Gram-positive bacteria (S. aureus) and gram-negative bacteria (E. coli) have different characteristics, so they differ in their resistance to antibacterial agents [19]. It has been observed that the antibacterial activity against Gram-negative bacteria is generally stronger than Gram-positive bacteria. Although Gram-negative bacteria are often thought has more resistant to antibiotics and antibacterial agents than E. coli, this bacteria may allow more Cu2+ ions to enter the plasma membrane [20]. The excess of carboxylic groups in the lipoproteins at the bacterial surface, which, upon dissociation, makes the cell surface negative, is what causes E. coli cells to have a negative overall charge [21]. Electrostatic forces are hypothesized to be responsible for causing adhesion and bioactivity between bacteria and copper ions produced by nanoparticles due to their opposing charges [22].

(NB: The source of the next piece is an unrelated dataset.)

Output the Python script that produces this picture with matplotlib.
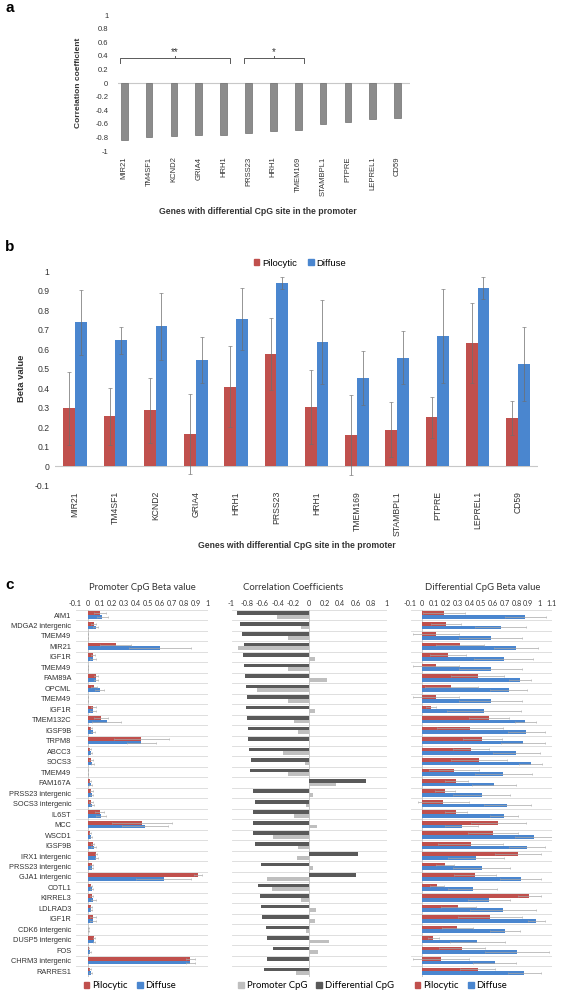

These ions attach to the cell wall and some of them enter inside the cell. Due to the strong tendency of the Cu2+ ions to interact electrostatically with the plasma membrane and then permeate the cellular membranes by opening or closing borins of the membrane. As a result, intracellular ions and low molecular weight metabolites seep out of the cells as a result of altering the cell membrane permeability [23]. In addition, the presence of copper nanoparticles in the growing media immobilizes and inactivates bacterial cells, which hinders their ability to replicate and leads to cell death. The inhibitory mechanism can also be explained by the fact that copper nanoparticles, which have a high tendency to react with substances containing phosphorus and sulfur, including deoxyribonucleic acid (DNA), cause degeneration that eventually results in protein denaturation and thus cell killing [24].
CONCLUSION
Copper nanoparticles (CuNPs) were prepared by simple physical technique using Q-switched Nd: YAG laser with different laser energies to examine the effect of laser energy on the prepared NPs properties and in turn its effect on its activity against two types of bacteria. All tested indicate the formation of nanoparticles with variety properties depend on the laser energy. The diffusion well technique against gram-negative and gram-positive bacteria indicates on the high activity of the prepared CuNPs, but with higer effect against E. coli than S. aureus. The nanoparticles created in this way have antibacterial properties which might be beneficial in the creation of high effective antibacterial agents. It is hoped that in the future copper nanoparticles will replace some antibiotics against pathogenic bacteria on medical equipment.
CONFLICT OF INTEREST
The authors declare that there is no conflict of interests regarding the publication of this manuscript.